The Bottom Line for Seven Fields Owners
For many Seven Fields townhome owners, the decision comes down to one core question: will renting create enough net benefit to justify the extra work and tax complexity? If the answer is no, selling is often the cleaner and less stressful move. If the answer is yes, and your HOA and borough requirements are manageable, renting may be worth serious consideration.
The most important part is not guessing. In a small local market, details matter, and small differences in rent, dues, taxes, or rules can change the outcome. A careful review of your numbers, your subdivision rules, and your long-term goals will help you move forward with confidence.

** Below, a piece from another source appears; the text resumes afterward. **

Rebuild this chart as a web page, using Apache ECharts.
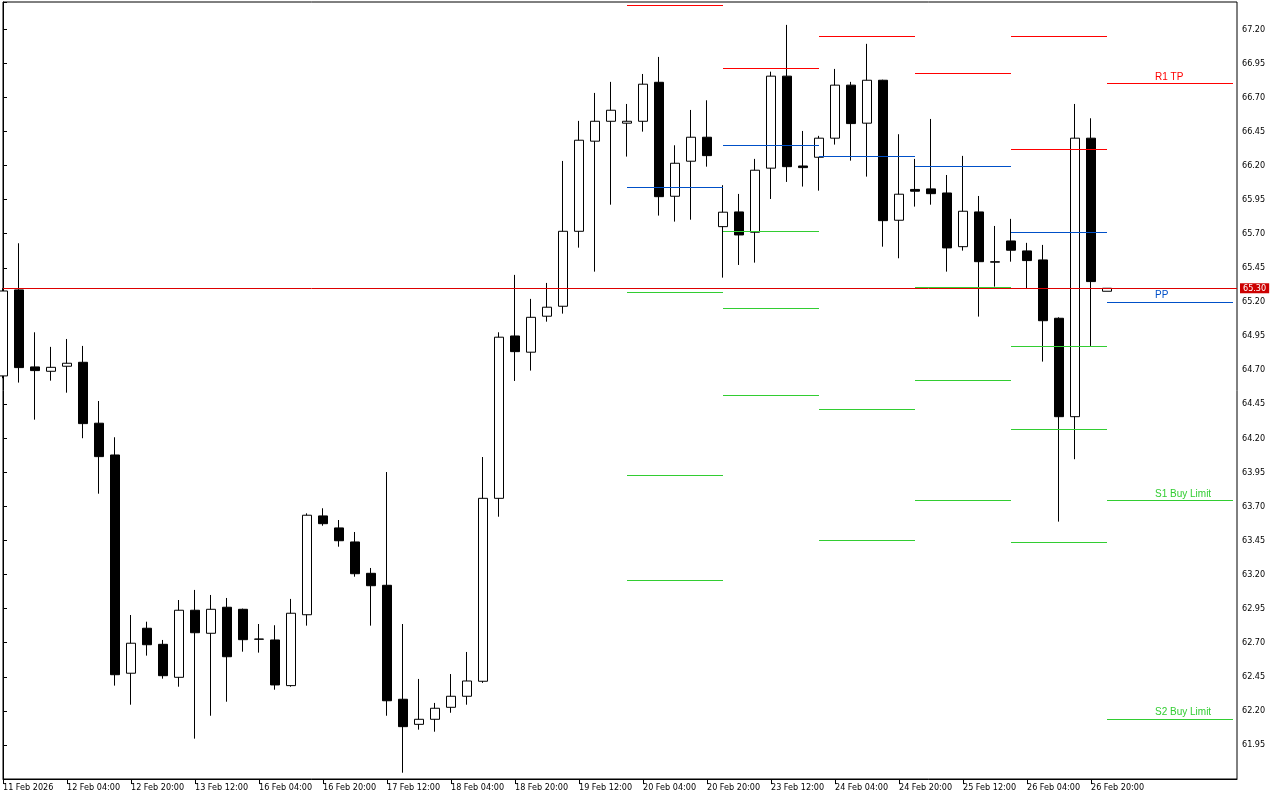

If you want help evaluating the resale side of the equation for your Seven Fields townhome, Kelly Cheponis can help you understand your local market position and what your home may be worth today.
FAQs
Should you sell or rent a Seven Fields townhome if rent seems close to the mortgage?
- You should compare all carrying costs, not just the mortgage, because property taxes, HOA dues, insurance, repairs, vacancy, and turnover can quickly change the result.
What rental rules should you check before renting out a Seven Fields townhome?
- You should review your exact HOA documents and confirm borough occupancy paperwork requirements, because leasing rules, parking rules, pet rules, and move-in procedures can vary by community.
Are short-term rentals allowed for townhomes in Seven Fields?
- Short-term rentals are more heavily regulated and require a zoning permit, off-street parking, occupancy limits, safety equipment, quarterly affidavits, and compliance with a 90-day annual limit.
What tax issues matter when converting a Seven Fields townhome into a rental?
- Depreciation, rental expense tracking, and the future home-sale gain exclusion can all affect your taxes, so it is smart to review the numbers with a CPA before deciding.
What do you need for a home sale in Seven Fields?
- The borough budget states that a municipal no-lien letter is required for every property sold within Seven Fields, so that should be part of your closing preparation.